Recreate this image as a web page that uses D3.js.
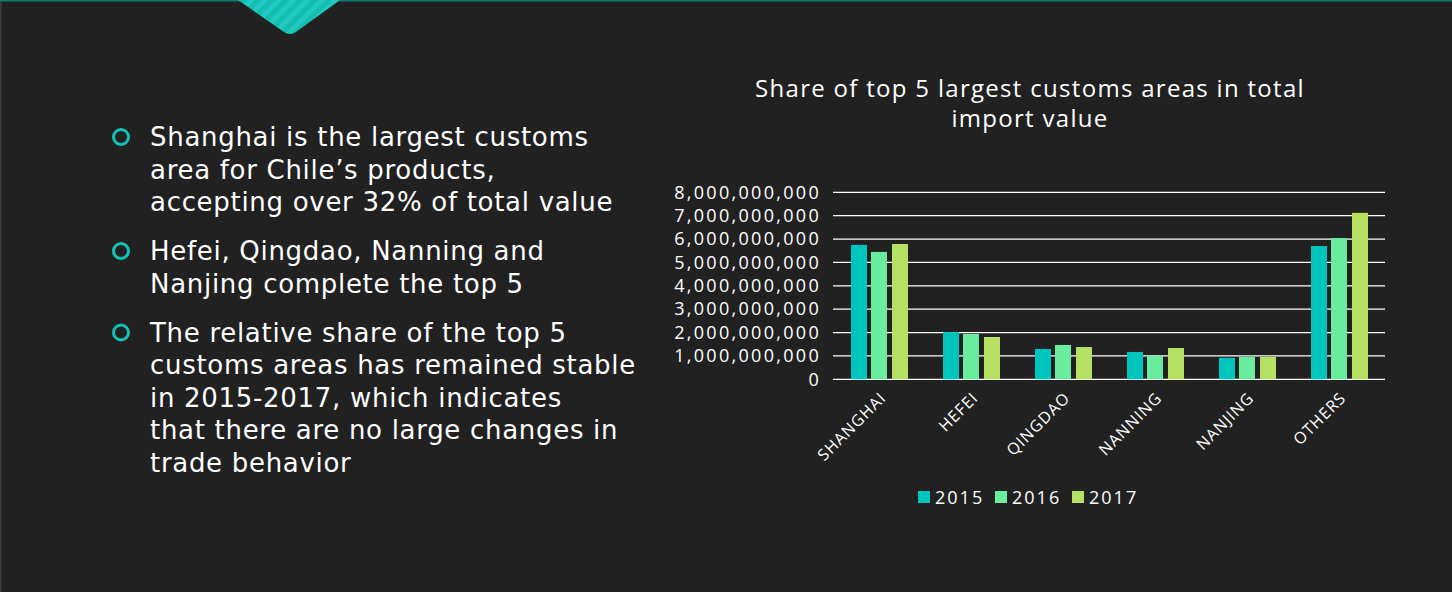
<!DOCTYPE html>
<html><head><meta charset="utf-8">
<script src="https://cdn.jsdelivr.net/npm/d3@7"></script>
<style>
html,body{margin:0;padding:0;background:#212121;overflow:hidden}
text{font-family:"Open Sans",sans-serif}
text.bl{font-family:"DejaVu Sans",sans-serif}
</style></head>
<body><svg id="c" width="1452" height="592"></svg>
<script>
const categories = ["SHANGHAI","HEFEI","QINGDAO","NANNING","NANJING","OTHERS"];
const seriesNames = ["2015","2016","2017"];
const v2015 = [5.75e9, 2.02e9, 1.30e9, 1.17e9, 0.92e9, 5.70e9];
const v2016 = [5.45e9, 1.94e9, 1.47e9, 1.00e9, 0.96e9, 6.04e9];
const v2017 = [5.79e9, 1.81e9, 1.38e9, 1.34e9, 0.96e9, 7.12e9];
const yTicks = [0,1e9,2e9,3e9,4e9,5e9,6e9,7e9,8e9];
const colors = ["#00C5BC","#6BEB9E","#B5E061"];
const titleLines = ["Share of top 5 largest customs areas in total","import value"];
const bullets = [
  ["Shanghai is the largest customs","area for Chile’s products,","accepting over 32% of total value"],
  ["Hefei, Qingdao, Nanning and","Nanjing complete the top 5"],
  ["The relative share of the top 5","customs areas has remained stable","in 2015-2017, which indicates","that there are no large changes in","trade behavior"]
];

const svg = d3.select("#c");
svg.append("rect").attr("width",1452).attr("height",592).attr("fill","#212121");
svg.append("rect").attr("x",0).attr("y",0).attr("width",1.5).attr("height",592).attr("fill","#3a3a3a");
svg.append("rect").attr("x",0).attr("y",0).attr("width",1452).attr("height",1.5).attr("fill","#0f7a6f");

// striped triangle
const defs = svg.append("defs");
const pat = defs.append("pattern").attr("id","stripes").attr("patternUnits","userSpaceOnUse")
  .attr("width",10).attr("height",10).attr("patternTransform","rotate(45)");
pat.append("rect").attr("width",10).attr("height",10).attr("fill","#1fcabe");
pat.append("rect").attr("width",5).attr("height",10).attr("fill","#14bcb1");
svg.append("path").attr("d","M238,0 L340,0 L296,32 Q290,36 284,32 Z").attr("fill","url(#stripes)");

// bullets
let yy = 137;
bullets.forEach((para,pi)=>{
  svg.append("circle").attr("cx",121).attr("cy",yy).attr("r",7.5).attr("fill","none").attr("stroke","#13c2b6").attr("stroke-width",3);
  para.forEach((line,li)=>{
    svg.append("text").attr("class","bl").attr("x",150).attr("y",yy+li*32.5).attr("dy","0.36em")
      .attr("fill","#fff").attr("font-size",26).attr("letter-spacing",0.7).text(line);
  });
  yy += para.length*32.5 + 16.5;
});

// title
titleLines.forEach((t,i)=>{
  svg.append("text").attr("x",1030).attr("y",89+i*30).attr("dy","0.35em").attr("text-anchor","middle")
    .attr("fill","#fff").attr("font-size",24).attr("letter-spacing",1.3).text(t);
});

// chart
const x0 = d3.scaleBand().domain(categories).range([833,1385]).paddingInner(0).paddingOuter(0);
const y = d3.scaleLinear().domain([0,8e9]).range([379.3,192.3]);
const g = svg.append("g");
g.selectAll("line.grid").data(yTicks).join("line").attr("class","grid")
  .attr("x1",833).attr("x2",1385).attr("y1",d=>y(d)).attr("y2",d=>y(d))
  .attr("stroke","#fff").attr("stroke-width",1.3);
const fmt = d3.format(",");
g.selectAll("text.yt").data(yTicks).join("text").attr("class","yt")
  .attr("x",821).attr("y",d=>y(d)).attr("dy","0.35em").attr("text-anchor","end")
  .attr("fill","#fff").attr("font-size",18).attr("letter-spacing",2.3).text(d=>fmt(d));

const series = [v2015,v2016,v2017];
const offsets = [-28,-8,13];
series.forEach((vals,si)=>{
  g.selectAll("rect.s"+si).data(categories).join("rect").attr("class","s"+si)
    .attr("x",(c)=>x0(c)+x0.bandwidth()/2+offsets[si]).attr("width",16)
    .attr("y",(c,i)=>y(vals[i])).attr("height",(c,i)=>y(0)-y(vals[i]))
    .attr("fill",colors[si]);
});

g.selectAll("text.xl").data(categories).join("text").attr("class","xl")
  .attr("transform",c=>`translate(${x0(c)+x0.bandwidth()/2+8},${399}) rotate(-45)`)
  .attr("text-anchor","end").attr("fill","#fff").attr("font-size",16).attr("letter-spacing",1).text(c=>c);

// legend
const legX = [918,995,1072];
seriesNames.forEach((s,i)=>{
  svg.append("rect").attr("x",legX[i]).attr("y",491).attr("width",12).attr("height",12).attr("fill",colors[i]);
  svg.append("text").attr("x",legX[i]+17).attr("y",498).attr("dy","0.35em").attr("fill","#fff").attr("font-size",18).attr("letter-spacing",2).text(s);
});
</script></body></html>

____

Take the listing and print it again exactly, but without any pictures.

Recreate this image as a web page that uses D3.js.
<!DOCTYPE html>
<html><head><meta charset="utf-8">
<script src="https://cdn.jsdelivr.net/npm/d3@7"></script>
<style>
html,body{margin:0;padding:0;background:#212121;overflow:hidden}
text{font-family:"Open Sans",sans-serif}
text.bl{font-family:"DejaVu Sans",sans-serif}
</style></head>
<body><svg id="c" width="1452" height="592"></svg>
<script>
const categories = ["SHANGHAI","HEFEI","QINGDAO","NANNING","NANJING","OTHERS"];
const seriesNames = ["2015","2016","2017"];
const v2015 = [5.75e9, 2.02e9, 1.30e9, 1.17e9, 0.92e9, 5.70e9];
const v2016 = [5.45e9, 1.94e9, 1.47e9, 1.00e9, 0.96e9, 6.04e9];
const v2017 = [5.79e9, 1.81e9, 1.38e9, 1.34e9, 0.96e9, 7.12e9];
const yTicks = [0,1e9,2e9,3e9,4e9,5e9,6e9,7e9,8e9];
const colors = ["#00C5BC","#6BEB9E","#B5E061"];
const titleLines = ["Share of top 5 largest customs areas in total","import value"];
const bullets = [
  ["Shanghai is the largest customs","area for Chile’s products,","accepting over 32% of total value"],
  ["Hefei, Qingdao, Nanning and","Nanjing complete the top 5"],
  ["The relative share of the top 5","customs areas has remained stable","in 2015-2017, which indicates","that there are no large changes in","trade behavior"]
];

const svg = d3.select("#c");
svg.append("rect").attr("width",1452).attr("height",592).attr("fill","#212121");
svg.append("rect").attr("x",0).attr("y",0).attr("width",1.5).attr("height",592).attr("fill","#3a3a3a");
svg.append("rect").attr("x",0).attr("y",0).attr("width",1452).attr("height",1.5).attr("fill","#0f7a6f");

// striped triangle
const defs = svg.append("defs");
const pat = defs.append("pattern").attr("id","stripes").attr("patternUnits","userSpaceOnUse")
  .attr("width",10).attr("height",10).attr("patternTransform","rotate(45)");
pat.append("rect").attr("width",10).attr("height",10).attr("fill","#1fcabe");
pat.append("rect").attr("width",5).attr("height",10).attr("fill","#14bcb1");
svg.append("path").attr("d","M238,0 L340,0 L296,32 Q290,36 284,32 Z").attr("fill","url(#stripes)");

// bullets
let yy = 137;
bullets.forEach((para,pi)=>{
  svg.append("circle").attr("cx",121).attr("cy",yy).attr("r",7.5).attr("fill","none").attr("stroke","#13c2b6").attr("stroke-width",3);
  para.forEach((line,li)=>{
    svg.append("text").attr("class","bl").attr("x",150).attr("y",yy+li*32.5).attr("dy","0.36em")
      .attr("fill","#fff").attr("font-size",26).attr("letter-spacing",0.7).text(line);
  });
  yy += para.length*32.5 + 16.5;
});

// title
titleLines.forEach((t,i)=>{
  svg.append("text").attr("x",1030).attr("y",89+i*30).attr("dy","0.35em").attr("text-anchor","middle")
    .attr("fill","#fff").attr("font-size",24).attr("letter-spacing",1.3).text(t);
});

// chart
const x0 = d3.scaleBand().domain(categories).range([833,1385]).paddingInner(0).paddingOuter(0);
const y = d3.scaleLinear().domain([0,8e9]).range([379.3,192.3]);
const g = svg.append("g");
g.selectAll("line.grid").data(yTicks).join("line").attr("class","grid")
  .attr("x1",833).attr("x2",1385).attr("y1",d=>y(d)).attr("y2",d=>y(d))
  .attr("stroke","#fff").attr("stroke-width",1.3);
const fmt = d3.format(",");
g.selectAll("text.yt").data(yTicks).join("text").attr("class","yt")
  .attr("x",821).attr("y",d=>y(d)).attr("dy","0.35em").attr("text-anchor","end")
  .attr("fill","#fff").attr("font-size",18).attr("letter-spacing",2.3).text(d=>fmt(d));

const series = [v2015,v2016,v2017];
const offsets = [-28,-8,13];
series.forEach((vals,si)=>{
  g.selectAll("rect.s"+si).data(categories).join("rect").attr("class","s"+si)
    .attr("x",(c)=>x0(c)+x0.bandwidth()/2+offsets[si]).attr("width",16)
    .attr("y",(c,i)=>y(vals[i])).attr("height",(c,i)=>y(0)-y(vals[i]))
    .attr("fill",colors[si]);
});

g.selectAll("text.xl").data(categories).join("text").attr("class","xl")
  .attr("transform",c=>`translate(${x0(c)+x0.bandwidth()/2+8},${399}) rotate(-45)`)
  .attr("text-anchor","end").attr("fill","#fff").attr("font-size",16).attr("letter-spacing",1).text(c=>c);

// legend
const legX = [918,995,1072];
seriesNames.forEach((s,i)=>{
  svg.append("rect").attr("x",legX[i]).attr("y",491).attr("width",12).attr("height",12).attr("fill",colors[i]);
  svg.append("text").attr("x",legX[i]+17).attr("y",498).attr("dy","0.35em").attr("fill","#fff").attr("font-size",18).attr("letter-spacing",2).text(s);
});
</script></body></html>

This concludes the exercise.